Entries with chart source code

----

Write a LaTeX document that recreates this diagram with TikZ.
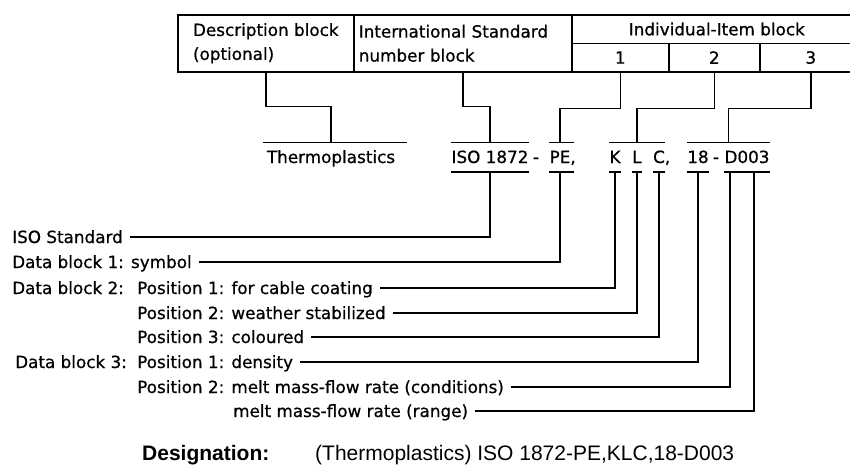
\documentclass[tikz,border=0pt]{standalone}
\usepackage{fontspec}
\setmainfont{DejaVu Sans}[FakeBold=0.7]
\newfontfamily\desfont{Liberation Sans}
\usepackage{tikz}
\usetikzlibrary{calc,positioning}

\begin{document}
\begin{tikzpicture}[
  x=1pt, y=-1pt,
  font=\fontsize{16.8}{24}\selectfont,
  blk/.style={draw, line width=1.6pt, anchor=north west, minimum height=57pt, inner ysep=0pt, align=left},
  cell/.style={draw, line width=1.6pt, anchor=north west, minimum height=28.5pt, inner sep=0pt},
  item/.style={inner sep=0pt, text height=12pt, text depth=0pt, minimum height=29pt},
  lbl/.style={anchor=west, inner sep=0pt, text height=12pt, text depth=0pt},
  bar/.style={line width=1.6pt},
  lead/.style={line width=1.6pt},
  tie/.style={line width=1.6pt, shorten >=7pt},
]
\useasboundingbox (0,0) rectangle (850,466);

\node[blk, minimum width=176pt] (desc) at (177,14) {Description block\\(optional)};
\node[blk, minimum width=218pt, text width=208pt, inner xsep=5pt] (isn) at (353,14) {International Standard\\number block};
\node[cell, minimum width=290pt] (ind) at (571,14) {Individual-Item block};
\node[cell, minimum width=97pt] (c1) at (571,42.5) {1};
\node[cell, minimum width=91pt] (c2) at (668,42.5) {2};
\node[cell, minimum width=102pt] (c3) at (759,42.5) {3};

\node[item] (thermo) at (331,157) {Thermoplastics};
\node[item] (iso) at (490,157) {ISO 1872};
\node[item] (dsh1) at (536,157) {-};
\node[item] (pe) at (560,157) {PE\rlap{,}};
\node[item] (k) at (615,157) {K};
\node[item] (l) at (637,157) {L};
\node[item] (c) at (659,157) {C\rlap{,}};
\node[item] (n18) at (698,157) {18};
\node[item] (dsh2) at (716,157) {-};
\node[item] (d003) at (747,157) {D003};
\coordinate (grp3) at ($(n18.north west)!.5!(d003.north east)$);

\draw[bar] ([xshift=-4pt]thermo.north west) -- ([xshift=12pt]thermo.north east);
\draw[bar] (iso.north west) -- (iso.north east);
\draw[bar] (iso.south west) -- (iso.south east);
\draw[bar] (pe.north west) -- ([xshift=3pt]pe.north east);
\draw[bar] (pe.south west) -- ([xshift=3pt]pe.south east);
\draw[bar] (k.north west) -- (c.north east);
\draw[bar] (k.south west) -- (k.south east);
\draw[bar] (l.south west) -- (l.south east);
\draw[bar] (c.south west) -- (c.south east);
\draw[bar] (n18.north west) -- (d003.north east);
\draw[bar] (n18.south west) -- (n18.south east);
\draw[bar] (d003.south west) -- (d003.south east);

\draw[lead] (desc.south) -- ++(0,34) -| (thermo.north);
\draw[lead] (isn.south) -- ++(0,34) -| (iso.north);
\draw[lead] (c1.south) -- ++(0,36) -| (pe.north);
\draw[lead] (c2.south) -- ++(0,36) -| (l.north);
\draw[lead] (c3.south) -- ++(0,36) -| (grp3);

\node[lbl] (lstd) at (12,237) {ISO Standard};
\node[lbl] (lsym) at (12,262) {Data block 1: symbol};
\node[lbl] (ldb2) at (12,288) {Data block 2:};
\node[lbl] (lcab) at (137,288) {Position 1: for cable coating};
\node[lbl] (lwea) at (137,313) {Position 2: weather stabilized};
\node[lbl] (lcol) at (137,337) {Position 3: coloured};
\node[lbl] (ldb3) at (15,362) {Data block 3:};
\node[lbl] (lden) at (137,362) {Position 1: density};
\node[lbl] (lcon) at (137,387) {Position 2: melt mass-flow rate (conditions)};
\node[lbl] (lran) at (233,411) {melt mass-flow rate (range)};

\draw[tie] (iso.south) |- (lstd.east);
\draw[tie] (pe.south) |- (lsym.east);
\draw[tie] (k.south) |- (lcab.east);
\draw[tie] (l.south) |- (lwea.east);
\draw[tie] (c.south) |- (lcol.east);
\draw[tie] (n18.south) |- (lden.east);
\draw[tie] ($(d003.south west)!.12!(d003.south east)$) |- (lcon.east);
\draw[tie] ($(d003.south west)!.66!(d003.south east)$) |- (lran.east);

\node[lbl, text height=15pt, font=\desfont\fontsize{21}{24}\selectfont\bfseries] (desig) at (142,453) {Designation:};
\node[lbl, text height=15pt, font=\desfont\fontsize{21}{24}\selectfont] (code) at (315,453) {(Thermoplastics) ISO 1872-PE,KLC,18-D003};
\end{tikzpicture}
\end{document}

----

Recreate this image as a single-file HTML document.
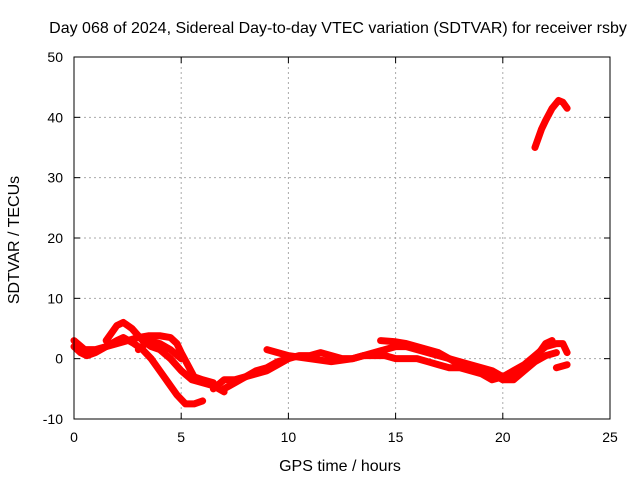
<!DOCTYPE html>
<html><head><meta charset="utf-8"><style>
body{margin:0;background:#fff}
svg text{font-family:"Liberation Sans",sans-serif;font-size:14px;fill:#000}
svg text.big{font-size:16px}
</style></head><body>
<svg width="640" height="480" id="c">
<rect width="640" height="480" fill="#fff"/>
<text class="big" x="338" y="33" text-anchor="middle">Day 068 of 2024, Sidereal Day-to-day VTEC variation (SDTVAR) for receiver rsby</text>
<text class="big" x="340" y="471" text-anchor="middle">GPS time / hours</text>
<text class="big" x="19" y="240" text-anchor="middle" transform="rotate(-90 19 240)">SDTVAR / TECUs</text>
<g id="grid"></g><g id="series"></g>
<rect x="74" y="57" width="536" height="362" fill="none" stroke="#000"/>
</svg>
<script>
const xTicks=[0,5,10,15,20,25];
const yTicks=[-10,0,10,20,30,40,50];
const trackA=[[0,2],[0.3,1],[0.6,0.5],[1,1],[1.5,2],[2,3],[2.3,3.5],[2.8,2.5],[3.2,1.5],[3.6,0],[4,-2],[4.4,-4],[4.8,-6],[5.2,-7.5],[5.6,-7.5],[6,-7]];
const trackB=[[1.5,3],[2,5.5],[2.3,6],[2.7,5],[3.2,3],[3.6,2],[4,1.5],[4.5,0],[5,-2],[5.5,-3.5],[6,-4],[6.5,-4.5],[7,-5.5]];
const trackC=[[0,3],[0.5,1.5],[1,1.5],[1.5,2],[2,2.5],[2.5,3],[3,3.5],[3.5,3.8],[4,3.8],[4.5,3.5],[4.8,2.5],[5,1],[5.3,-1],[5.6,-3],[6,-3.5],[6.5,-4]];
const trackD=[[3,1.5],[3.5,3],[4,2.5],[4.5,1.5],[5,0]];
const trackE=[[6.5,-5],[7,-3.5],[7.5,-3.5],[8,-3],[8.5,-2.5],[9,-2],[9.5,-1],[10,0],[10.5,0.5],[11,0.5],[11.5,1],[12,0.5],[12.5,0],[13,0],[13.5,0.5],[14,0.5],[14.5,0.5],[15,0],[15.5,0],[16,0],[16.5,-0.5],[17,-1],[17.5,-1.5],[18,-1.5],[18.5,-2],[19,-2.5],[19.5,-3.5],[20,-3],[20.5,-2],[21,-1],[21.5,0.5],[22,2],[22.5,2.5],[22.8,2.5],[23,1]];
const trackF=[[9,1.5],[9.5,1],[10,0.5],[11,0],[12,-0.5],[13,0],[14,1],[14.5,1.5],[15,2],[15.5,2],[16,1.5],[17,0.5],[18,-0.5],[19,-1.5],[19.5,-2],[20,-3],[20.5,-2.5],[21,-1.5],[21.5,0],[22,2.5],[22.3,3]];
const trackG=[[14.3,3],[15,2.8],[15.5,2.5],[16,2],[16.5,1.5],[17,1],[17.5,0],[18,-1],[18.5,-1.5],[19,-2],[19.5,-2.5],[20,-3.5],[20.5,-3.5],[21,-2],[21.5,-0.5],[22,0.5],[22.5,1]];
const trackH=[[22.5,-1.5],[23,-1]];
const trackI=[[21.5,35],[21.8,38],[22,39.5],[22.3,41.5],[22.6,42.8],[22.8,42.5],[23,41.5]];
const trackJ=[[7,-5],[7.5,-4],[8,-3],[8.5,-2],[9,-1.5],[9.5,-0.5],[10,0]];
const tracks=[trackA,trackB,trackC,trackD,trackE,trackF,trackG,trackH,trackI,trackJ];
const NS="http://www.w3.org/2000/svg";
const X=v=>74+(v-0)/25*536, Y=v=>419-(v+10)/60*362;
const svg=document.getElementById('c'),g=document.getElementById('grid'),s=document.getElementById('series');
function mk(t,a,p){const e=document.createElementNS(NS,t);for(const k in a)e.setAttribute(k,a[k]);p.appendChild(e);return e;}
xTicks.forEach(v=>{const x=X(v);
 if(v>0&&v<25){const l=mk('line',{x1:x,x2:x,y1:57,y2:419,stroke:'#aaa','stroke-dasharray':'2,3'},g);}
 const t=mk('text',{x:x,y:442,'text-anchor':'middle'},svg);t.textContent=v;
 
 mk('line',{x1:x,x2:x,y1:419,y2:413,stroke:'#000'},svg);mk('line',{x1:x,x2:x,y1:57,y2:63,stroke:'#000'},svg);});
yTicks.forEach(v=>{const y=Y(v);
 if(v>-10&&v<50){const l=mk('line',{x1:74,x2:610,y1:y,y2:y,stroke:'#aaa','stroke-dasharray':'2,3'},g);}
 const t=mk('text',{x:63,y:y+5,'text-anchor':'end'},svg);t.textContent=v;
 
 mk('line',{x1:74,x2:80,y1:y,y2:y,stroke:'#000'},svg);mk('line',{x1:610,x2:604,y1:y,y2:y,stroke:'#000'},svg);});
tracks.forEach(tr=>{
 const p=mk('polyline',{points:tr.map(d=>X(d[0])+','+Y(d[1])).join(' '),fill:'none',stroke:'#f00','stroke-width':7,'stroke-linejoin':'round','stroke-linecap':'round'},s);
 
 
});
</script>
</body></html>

----

**Request:** From the entries above, copy exactly the lines starting at the one with "Write a LaTeX" and stopping at the one with "($(n18.north west)!.5!(d003.north east)$);", keeping both ends. Drop the pictures.

**Exercise response:**
Write a LaTeX document that recreates this diagram with TikZ.
\documentclass[tikz,border=0pt]{standalone}
\usepackage{fontspec}
\setmainfont{DejaVu Sans}[FakeBold=0.7]
\newfontfamily\desfont{Liberation Sans}
\usepackage{tikz}
\usetikzlibrary{calc,positioning}

\begin{document}
\begin{tikzpicture}[
  x=1pt, y=-1pt,
  font=\fontsize{16.8}{24}\selectfont,
  blk/.style={draw, line width=1.6pt, anchor=north west, minimum height=57pt, inner ysep=0pt, align=left},
  cell/.style={draw, line width=1.6pt, anchor=north west, minimum height=28.5pt, inner sep=0pt},
  item/.style={inner sep=0pt, text height=12pt, text depth=0pt, minimum height=29pt},
  lbl/.style={anchor=west, inner sep=0pt, text height=12pt, text depth=0pt},
  bar/.style={line width=1.6pt},
  lead/.style={line width=1.6pt},
  tie/.style={line width=1.6pt, shorten >=7pt},
]
\useasboundingbox (0,0) rectangle (850,466);

\node[blk, minimum width=176pt] (desc) at (177,14) {Description block\\(optional)};
\node[blk, minimum width=218pt, text width=208pt, inner xsep=5pt] (isn) at (353,14) {International Standard\\number block};
\node[cell, minimum width=290pt] (ind) at (571,14) {Individual-Item block};
\node[cell, minimum width=97pt] (c1) at (571,42.5) {1};
\node[cell, minimum width=91pt] (c2) at (668,42.5) {2};
\node[cell, minimum width=102pt] (c3) at (759,42.5) {3};

\node[item] (thermo) at (331,157) {Thermoplastics};
\node[item] (iso) at (490,157) {ISO 1872};
\node[item] (dsh1) at (536,157) {-};
\node[item] (pe) at (560,157) {PE\rlap{,}};
\node[item] (k) at (615,157) {K};
\node[item] (l) at (637,157) {L};
\node[item] (c) at (659,157) {C\rlap{,}};
\node[item] (n18) at (698,157) {18};
\node[item] (dsh2) at (716,157) {-};
\node[item] (d003) at (747,157) {D003};
\coordinate (grp3) at ($(n18.north west)!.5!(d003.north east)$);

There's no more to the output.